This is a guest post from one of our UK readers Martin. He talks about SIPP, which is equivalent to IRA and Roth in the US. You get tax advantage to contribute to the pension plan provided you delay the withdrawal. Like IRA’s, you’ll get complete freedom in choosing the investment vehicles for your retirement saving. Enjoy the reading!
Whether you’re thirty-five or fifty-five, it’s essential to spare some time every now and then to think about your retirement plans. If you want to have more than the state pension provides – and this is certainly advised – it’s essential that you start saving for your old age from as early as you possibly can.
When you ask friends and family about how might be the best to save for your future, it’s a common experience to get a number of different answers. Everybody professes to be an expert, and this can lead you to feel confused as to what exactly is the right course of action to take. I
n this article, we suggest that – although it might not be the best option for everybody – a Self-Invested Personal Pension (commonly abbreviated to SIPP) could be a solid way to generate a decent amount of interest on your retirement fund, and that – compared to other forms of savings – there are other key benefits that might make a SIPP the right option for you.
Starting Early Is the Harsh Reality
If you’re a young adult, many people will give you the (idealistic but true) piece of advice that you should start saving for your future as young as you can, as this facilitates the maximum amount of savings. However, the realities of our personal finances in today’s times are more complicated than they were even twenty years ago.
Even if you’re of the qualifying criteria to be of pension earning status, you still might not be able to if you’re saddled with student loan debt, credit card bills and whatever else you’ve got to contend with – in other words, saving for a retirement is always towards the bottom of the list of financial priorities, when really it needs to be closer to the top.
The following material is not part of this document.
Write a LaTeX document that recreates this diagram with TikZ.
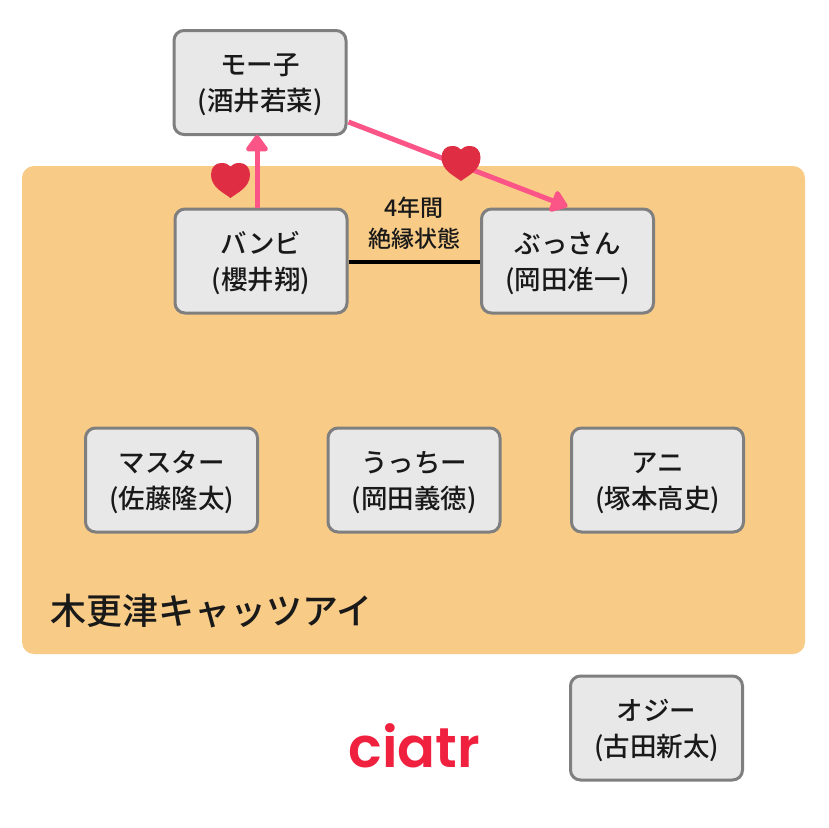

The Options that Are Open to You
When you’re ready to commit yourself to saving, you need to assess all of the available options to you and figure out which ones are, firstly, practical ones for your given circumstances, and secondly, which are the ones that are going to generate you the most interest.
For example, you could simply place money in a standard current account each month for the next thirty years until you need it, but that’s not going to generate much interest. Conversely, you could invest your money into stocks and shares or Forex, but (in addition to the high-risk nature of forex if you’re not confident applying risk-management strategies,) the entry barrier is relatively high to these categories of investment schemes. So what are you left with?
Introducing the SIPP
Unlike other methods of saving, the Self-Invested Personal Pension has a relatively low barrier to entry and have a range of potential benefits. It might not be perfect for everybody, but we believe that SIPP, like the ones offered by providers like James Hay, could be a fine solution for those people who want to make their money go further.
A SIPP is essentially a private pension pot where once you’re passed the pension drawing age, you can take as much from the pot as you’d like in one go. This is one of the SIPP’s main benefits, because, with a regular private pension, you’re forced to withdraw money at regular, fixed installments that may not suit the thing you’re trying to spend your money on.
In addition, a SIPP is a working investment. This means that as you’re adding money to the pot, a professional investor is working with your money across a portfolio of potentially thousands of investment funds to help you make the most out of your cash.
Ultimately, what this means to you is that if you’re lagging behind a little in your preparations for setting up your pension fund, don’t worry about it too much, as with a SIPP, your investment manager will help you find the best investment opportunities for your money as soon as you get around to setting up the fund.
Spending Your SIPP
When you get to retirement age and you’re ready to start extracting money from your pension, with a regular pension you’re limited to withdrawal through monthly installments. Alternatively, with a SIPP, alongside monthly withdrawals, you can extract as much or as little as you choose to in lump sums.
This means that if you’re looking to purchase a home for buy-let purposes, but you can’t afford the mortgage down payment, you can access your SIPP funds to help cover the cost.
In conclusion then, a SIPP is one of many available options available to anybody looking for an appropriate pension pot. It’s unrealistic to assume that you will be able to live well off a state pension alone, and a SIPP provides the owner with a way to maximize your savings through calculated investments, and all with a moderate barrio to entry. It won’t be everybody’s ideal pension pot, but it could be one to look for.
SB’s Thoughts – Wherever you live, state managed pension plans, social security schemes, etc. is not going to provide us with sufficient retirement income. It’s kind of mandatory that you contribute your saving into a retirement fund. So start contributing to SIPP today if you are in the UK, RRSP if you’re in Canada and in IRA, provident fund in India and 401(k) if you are in the US.
Readers, are you saving and investing for your retirement?